Work instructions: Quote, line for line, the entries from the first through the one containing "from matplotlib.ticker import". Pictures are left out.

___ Items

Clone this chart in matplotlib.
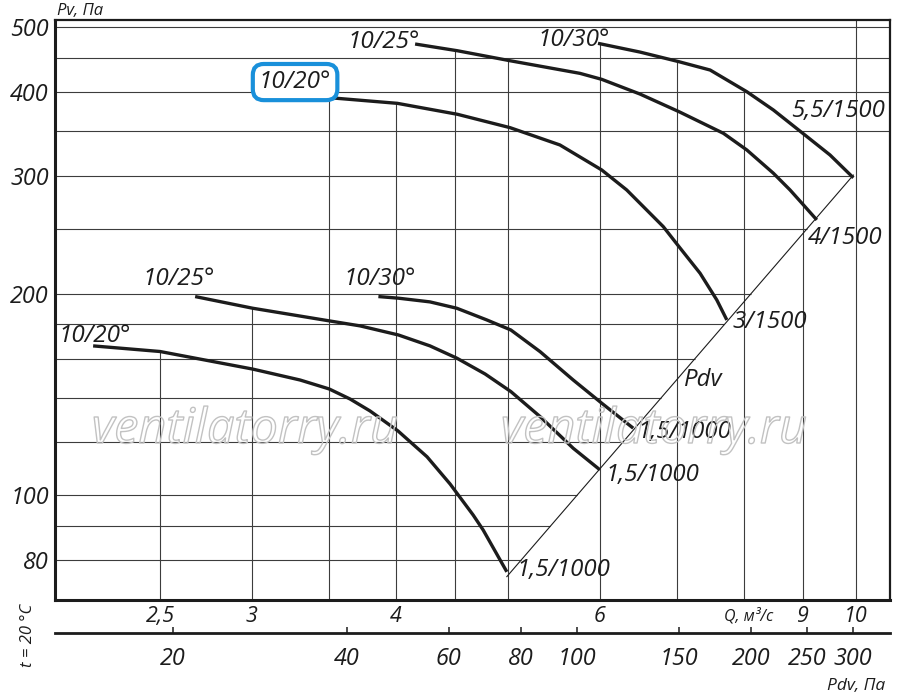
import numpy as np
import matplotlib
matplotlib.use('Agg')
import matplotlib.pyplot as plt
import matplotlib.patheffects as pe
from matplotlib import font_manager as fm
from matplotlib.ticker import NullLocator, FixedLocator, FixedFormatter

# ---------------- data ----------------
q_ticks = [2.5, 3, 4, 6, 9, 10]
q_tick_labels = ['2,5', '3', '4', '6', '9', '10']
pv_ticks = [80, 100, 200, 300, 400, 500]
pv_tick_labels = ['80', '100', '200', '300', '400', '500']
pdv_ticks = [20, 40, 60, 80, 100, 150, 200, 250, 300]
pdv_tick_labels = ['20', '40', '60', '80', '100', '150', '200', '250', '300']
q_grid = [2.5, 3, 3.5, 4, 4.5, 5, 6, 7, 8, 9, 10]
pv_grid = [80, 90, 100, 120, 140, 160, 180, 200, 250, 300, 350, 400, 450, 500]
pdv_coef = 3.04  # Pdv = coef * Q^2

# 1000 rpm curves (Q m3/s, Pv Pa)
q_1000_20 = [2.188, 2.500, 3.006, 3.304, 3.501, 3.650, 3.798, 4.016, 4.255, 4.455, 4.664, 4.758, 4.988]
pv_1000_20 = [167.2, 164.0, 154.4, 148.7, 144.2, 139.3, 133.7, 124.8, 114.2, 104.0, 93.5, 88.8, 76.9]
q_1000_25 = [2.681, 3.007, 3.503, 3.724, 4.019, 4.280, 4.515, 4.777, 5.028, 5.330, 5.693, 6.004]
pv_1000_25 = [198.1, 190.3, 182.2, 179.1, 173.6, 167.2, 160.3, 151.8, 142.9, 131.1, 117.6, 109.2]
q_1000_30 = [3.862, 4.019, 4.280, 4.515, 4.793, 5.028, 5.330, 5.693, 6.026, 6.416]
pv_1000_30 = [198.1, 197.0, 194.5, 190.3, 182.8, 176.6, 163.9, 148.7, 137.3, 126.0]

# 1500 rpm curves
q_1500_20 = [3.393, 3.508, 4.011, 4.520, 5.021, 5.544, 6.026, 6.333, 6.812, 7.029, 7.330, 7.578, 7.731]
pv_1500_20 = [392.9, 392.4, 384.9, 370.7, 354.0, 333.6, 306.1, 285.8, 251.9, 235.1, 214.6, 195.8, 182.8]
q_1500_25 = [4.155, 4.520, 5.021, 5.770, 6.026, 6.503, 7.029, 7.679, 8.045, 8.482, 8.768, 9.034, 9.248]
pv_1500_25 = [472.0, 461.2, 445.6, 426.7, 418.0, 397.4, 374.0, 347.2, 327.9, 302.7, 285.8, 269.8, 257.8]
q_1500_30 = [5.981, 6.503, 7.029, 7.478, 8.045, 8.482, 9.034, 9.495, 9.947]
pv_1500_30 = [473.1, 459.1, 444.1, 431.6, 400.6, 376.2, 345.1, 322.3, 298.0]

start_labels = ['10/20°', '10/25°', '10/30°', '10/20°', '10/25°', '10/30°']
end_labels = ['1,5/1000', '1,5/1000', '1,5/1000', '3/1500', '4/1500', '5,5/1500']

# ---------------- fonts ----------------
def has_italic(name):
    return any(f.name == name and f.style in ('italic', 'oblique') for f in fm.fontManager.ttflist)

main_font = 'DejaVu Sans'
for cand in ['Open Sans', 'Noto Sans', 'Lato', 'Roboto', 'DejaVu Sans']:
    if has_italic(cand):
        main_font = cand
        break
plt.rcParams['font.family'] = [main_font, 'DejaVu Sans']
plt.rcParams['font.style'] = 'italic'

def pt(v):  # pixels -> points at 100 dpi
    return v * 72.0 / 100.0

INK = '#1c1c1c'
GRID = '#3c3c3c'

fig = plt.figure(figsize=(9.0, 6.94), dpi=100)
ax = fig.add_axes([55 / 900, 94 / 694, 835 / 900, 580 / 694])
ax.set_xscale('log')
ax.set_yscale('log')
ax.set_xlim(2.028, 10.70)
ax.set_ylim(69.8, 512.6)

for s in ['left', 'bottom']:
    ax.spines[s].set_linewidth(2.2)
    ax.spines[s].set_color(INK)
for s in ['top', 'right']:
    ax.spines[s].set_linewidth(1.6)
    ax.spines[s].set_color(INK)

ax.xaxis.set_major_locator(FixedLocator(q_ticks))
ax.xaxis.set_major_formatter(FixedFormatter(q_tick_labels))
ax.xaxis.set_minor_locator(NullLocator())
ax.yaxis.set_major_locator(FixedLocator(pv_ticks))
ax.yaxis.set_major_formatter(FixedFormatter(pv_tick_labels))
ax.yaxis.set_minor_locator(NullLocator())
ax.tick_params(axis='x', length=0, pad=4, labelsize=15.5, labelcolor=INK)
ax.tick_params(axis='y', length=0, pad=4.5, labelsize=16.8, labelcolor=INK)

curves = [(q_1000_20, pv_1000_20), (q_1000_25, pv_1000_25), (q_1000_30, pv_1000_30),
          (q_1500_20, pv_1500_20), (q_1500_25, pv_1500_25), (q_1500_30, pv_1500_30)]

def envelope(q):
    vals = []
    for cq, cp in curves:
        if cq[0] <= q <= cq[-1]:
            vals.append(10 ** np.interp(np.log10(q), np.log10(cq), np.log10(cp)))
    return max(vals) if vals else None

ylo, yhi = ax.get_ylim()
xlo, xhi = ax.get_xlim()
for g in q_grid:
    top = envelope(g)
    ax.vlines(g, ylo, top if top else yhi, color=GRID, lw=0.8, zorder=1)

q_diag = np.array([q_1000_20[-1], q_1500_30[-1]])
q_diag = np.geomspace(q_diag[0], q_diag[1], 50)
pv_diag = pdv_coef * q_diag ** 2
diag_top = pv_diag[-1]
for g in pv_grid:
    xr = np.sqrt(g / pdv_coef) if g <= diag_top else xhi
    ax.hlines(g, xlo, xr, color=GRID, lw=0.8, zorder=1)

ax.plot(q_diag, pv_diag, color=INK, lw=0.8, zorder=2)

for cq, cp in curves:
    ax.plot(cq, cp, color=INK, lw=2.4, solid_capstyle='butt', solid_joinstyle='round', zorder=3)

# labels at curve starts (offsets in px: dx, dy up)
start_offsets = [(2, 10), (-16.5, 17.7), (1.7, 17.7), (-18.3, 15.3), (-31.5, 2), (-24, 3.8)]
end_offsets = [(56.8, 1.7), (52.5, -5), (51.2, -3.7), (43.3, -2), (28.3, -18), (-15.8, 66.7)]
for i, (cq, cp) in enumerate(curves):
    dx, dy = start_offsets[i]
    kw = {}
    if i == 3:
        kw['bbox'] = dict(boxstyle='round,pad=0.25,rounding_size=0.45', fc='white',
                          ec='#1990da', lw=3.0)
    ax.annotate(start_labels[i], xy=(cq[0], cp[0]), xytext=(pt(dx), pt(dy)),
                textcoords='offset points', ha='center', va='center',
                fontsize=17.5, color=INK, annotation_clip=False, zorder=5, **kw)
    dx, dy = end_offsets[i]
    ax.annotate(end_labels[i], xy=(cq[-1], cp[-1]), xytext=(pt(dx), pt(dy)),
                textcoords='offset points', ha='center', va='center',
                fontsize=17.3, color=INK, annotation_clip=False, zorder=5)

# Pdv line label
ax.annotate('Pdv', xy=(7.0, pdv_coef * 7.0 ** 2), xytext=(pt(26), pt(-0.5)),
            textcoords='offset points', ha='center', va='center',
            fontsize=17.3, color=INK, annotation_clip=False, zorder=5)

# secondary Pdv axis
sec = ax.secondary_xaxis(-33 / 580, functions=(lambda q: pdv_coef * np.asarray(q) ** 2,
                                                lambda p: np.sqrt(np.abs(np.asarray(p)) / pdv_coef)))
sec.set_xticks(pdv_ticks)
sec.set_xticklabels(pdv_tick_labels)
sec.xaxis.set_minor_locator(NullLocator())
sec.tick_params(axis='x', direction='in', length=4, width=1.1, pad=10, labelsize=16.8,
                labelcolor=INK, color=INK)
sec.spines['bottom'].set_linewidth(2.0)
sec.spines['bottom'].set_color(INK)

# axis titles
fig.text(57 / 900, 1 - 11 / 694, 'Pv, Па', ha='left', va='center', fontsize=12, color=INK)
fig.text(748.5 / 900, 1 - 616 / 694, 'Q, м³/с', ha='center', va='center', fontsize=11.5, color=INK)
fig.text(856 / 900, 1 - 686 / 694, 'Pdv, Па', ha='center', va='center', fontsize=12.5, color=INK)
fig.text(27.5 / 900, 1 - 635.5 / 694, 't = 20 °C', ha='center', va='center', rotation=90,
         fontsize=12, color=INK)

# watermarks (outline only)
for cx in [245, 654]:
    fig.text(cx / 900, 1 - 443 / 694, 'ventilatorry.ru', ha='center', va='baseline',
             fontsize=35, color=(1, 1, 1, 0), zorder=10,
             path_effects=[pe.Stroke(linewidth=1.0, foreground='#c2c2c2')])

fig.savefig('out.png', dpi=100)
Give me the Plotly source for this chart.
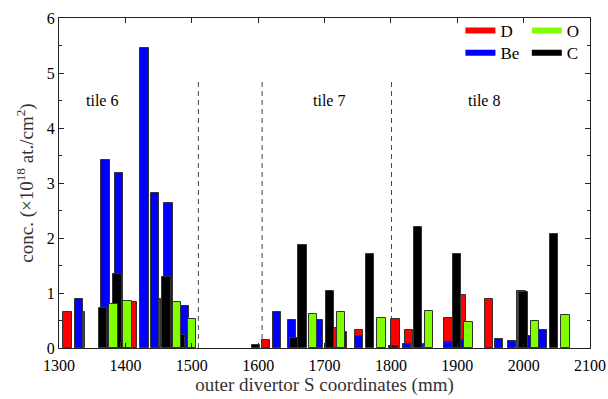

______

Output of the task:
Clone this chart in matplotlib.
import numpy as np
import matplotlib
matplotlib.use('Agg')
import matplotlib.pyplot as plt
import matplotlib.patheffects as pe
from matplotlib import font_manager as fm
from matplotlib.ticker import NullLocator, FixedLocator, FixedFormatter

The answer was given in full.